Data extract -
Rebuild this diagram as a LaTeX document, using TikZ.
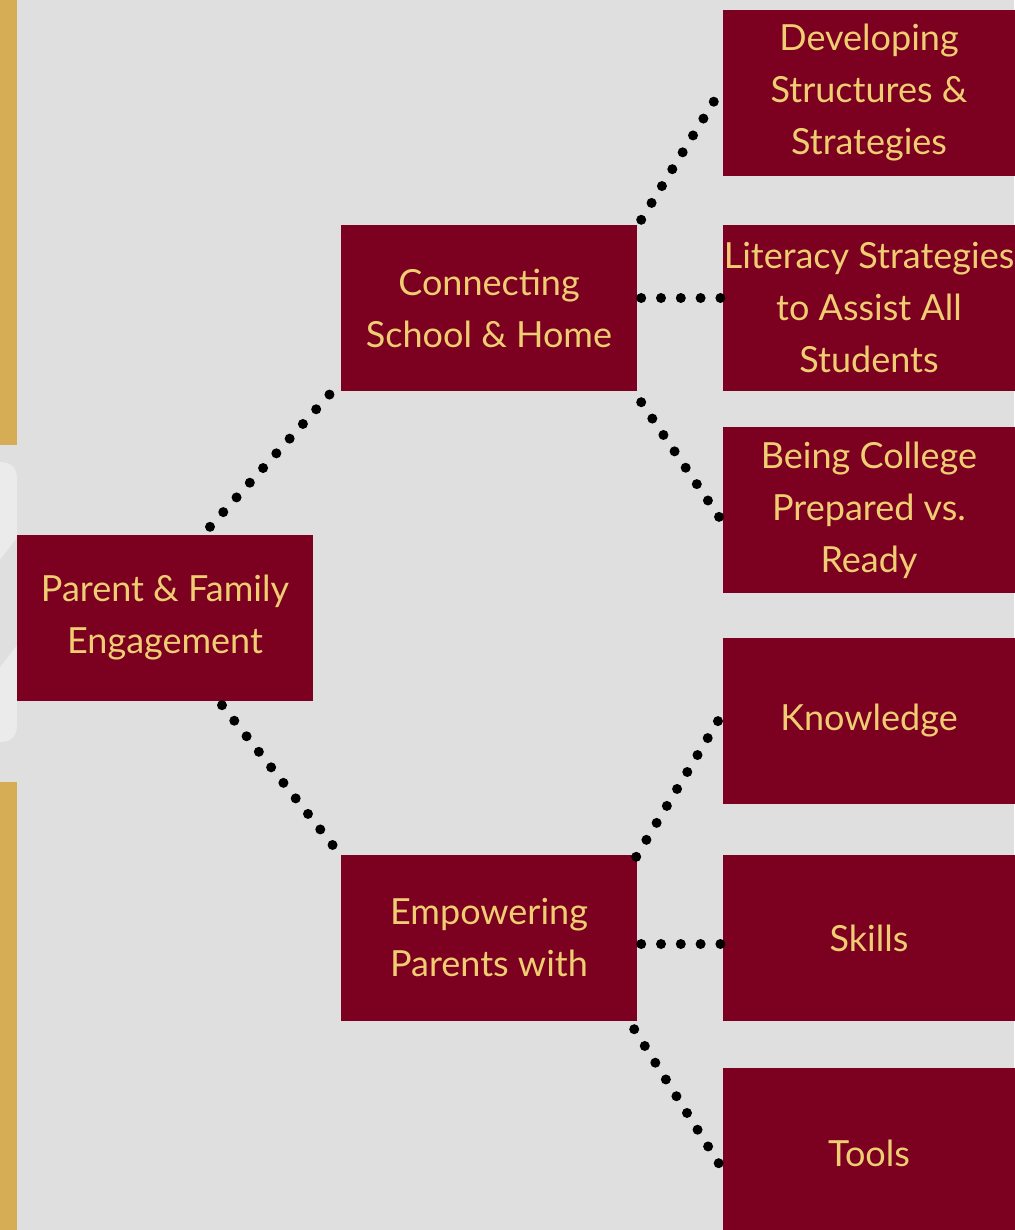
\documentclass[tikz,border=0pt]{standalone}
\usepackage{fontspec}
\setmainfont{Lato}
\definecolor{bg}{HTML}{DFDFDF}
\definecolor{maroon}{HTML}{7C0020}
\definecolor{goldtext}{HTML}{EFCD72}
\definecolor{goldbar}{HTML}{D6AD55}
\definecolor{faint}{HTML}{EBEBEB}
\tikzset{
  box/.style={fill=maroon, text=goldtext, minimum width=296pt, minimum height=166pt,
    inner sep=0pt, align=center, font=\fontsize{36}{52}\selectfont},
  leaf/.style={box, minimum width=292pt},
  dotline/.style={line width=10pt, line cap=round, dash pattern=on 0pt off 19.8pt, black}
}
\begin{document}
\begin{tikzpicture}[x=1pt,y=-1pt]
\fill[bg] (0,0) rectangle (1014,1230);
\useasboundingbox (0,0) rectangle (1014,1230);
% gold bars
\fill[goldbar] (0,0) rectangle (17,445);
\fill[goldbar] (0,782) rectangle (17,1230);
% faint background shape
\fill[faint] (-30,462) -- (0,462) .. controls (12,462) and (17,468) .. (17,480) -- (17,724) .. controls (17,736) and (12,742) .. (0,742) -- (-30,742) -- cycle;
\fill[bg] (0,560) -- (17,538) -- (17,645) -- (0,667) -- cycle;
% nodes
\node[box] (root) at (165,618) {Parent \& Family\\Engagement};
\node[box] (conn) at (489,308) {Connecting\\School \& Home};
\node[box] (emp) at (489,938) {Empowering\\Parents with};
\node[leaf] (l1) at (869,93) {Developing\\Structures \&\\Strategies};
\node[leaf] (l2) at (869,308) {Literacy Strategies\\to Assist All\\Students};
\node[leaf] (l3) at (869,510) {Being College\\Prepared vs.\\Ready};
\node[leaf] (l4) at (869,721) {Knowledge};
\node[leaf] (l5) at (869,938) {Skills};
\node[leaf, minimum height=170pt] (l6) at (869,1153) {Tools};
% connectors
\draw[dotline] ([shift={(45,-8)}]root.north) -- ([shift={(-11,3)}]conn.south west);
\draw[dotline] ([shift={(57,4)}]root.south) -- ([shift={(-6,-7)}]emp.north west);
\draw[dotline] ([shift={(4,-5)}]conn.north east) -- ([shift={(-8,7)}]l1.west);
\draw[dotline] ([shift={(4,-10)}]conn.east) -- ([shift={(-1,-10)}]l2.west);
\draw[dotline] ([shift={(4,11)}]conn.south east) -- ([shift={(-3,8)}]l3.west);
\draw[dotline] ([shift={(-1,2)}]emp.north east) -- ([shift={(-3,-3)}]l4.west);
\draw[dotline] ([shift={(4,6)}]emp.east) -- ([shift={(-1,6)}]l5.west);
\draw[dotline] ([shift={(-3,8)}]emp.south east) -- ([shift={(-3,12)}]l6.west);
\end{tikzpicture}
\end{document}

What is required -
Would you set down the listing exactly, omitting pictures?

Correct result -
Rebuild this diagram as a LaTeX document, using TikZ.
\documentclass[tikz,border=0pt]{standalone}
\usepackage{fontspec}
\setmainfont{Lato}
\definecolor{bg}{HTML}{DFDFDF}
\definecolor{maroon}{HTML}{7C0020}
\definecolor{goldtext}{HTML}{EFCD72}
\definecolor{goldbar}{HTML}{D6AD55}
\definecolor{faint}{HTML}{EBEBEB}
\tikzset{
  box/.style={fill=maroon, text=goldtext, minimum width=296pt, minimum height=166pt,
    inner sep=0pt, align=center, font=\fontsize{36}{52}\selectfont},
  leaf/.style={box, minimum width=292pt},
  dotline/.style={line width=10pt, line cap=round, dash pattern=on 0pt off 19.8pt, black}
}
\begin{document}
\begin{tikzpicture}[x=1pt,y=-1pt]
\fill[bg] (0,0) rectangle (1014,1230);
\useasboundingbox (0,0) rectangle (1014,1230);
% gold bars
\fill[goldbar] (0,0) rectangle (17,445);
\fill[goldbar] (0,782) rectangle (17,1230);
% faint background shape
\fill[faint] (-30,462) -- (0,462) .. controls (12,462) and (17,468) .. (17,480) -- (17,724) .. controls (17,736) and (12,742) .. (0,742) -- (-30,742) -- cycle;
\fill[bg] (0,560) -- (17,538) -- (17,645) -- (0,667) -- cycle;
% nodes
\node[box] (root) at (165,618) {Parent \& Family\\Engagement};
\node[box] (conn) at (489,308) {Connecting\\School \& Home};
\node[box] (emp) at (489,938) {Empowering\\Parents with};
\node[leaf] (l1) at (869,93) {Developing\\Structures \&\\Strategies};
\node[leaf] (l2) at (869,308) {Literacy Strategies\\to Assist All\\Students};
\node[leaf] (l3) at (869,510) {Being College\\Prepared vs.\\Ready};
\node[leaf] (l4) at (869,721) {Knowledge};
\node[leaf] (l5) at (869,938) {Skills};
\node[leaf, minimum height=170pt] (l6) at (869,1153) {Tools};
% connectors
\draw[dotline] ([shift={(45,-8)}]root.north) -- ([shift={(-11,3)}]conn.south west);
\draw[dotline] ([shift={(57,4)}]root.south) -- ([shift={(-6,-7)}]emp.north west);
\draw[dotline] ([shift={(4,-5)}]conn.north east) -- ([shift={(-8,7)}]l1.west);
\draw[dotline] ([shift={(4,-10)}]conn.east) -- ([shift={(-1,-10)}]l2.west);
\draw[dotline] ([shift={(4,11)}]conn.south east) -- ([shift={(-3,8)}]l3.west);
\draw[dotline] ([shift={(-1,2)}]emp.north east) -- ([shift={(-3,-3)}]l4.west);
\draw[dotline] ([shift={(4,6)}]emp.east) -- ([shift={(-1,6)}]l5.west);
\draw[dotline] ([shift={(-3,8)}]emp.south east) -- ([shift={(-3,12)}]l6.west);
\end{tikzpicture}
\end{document}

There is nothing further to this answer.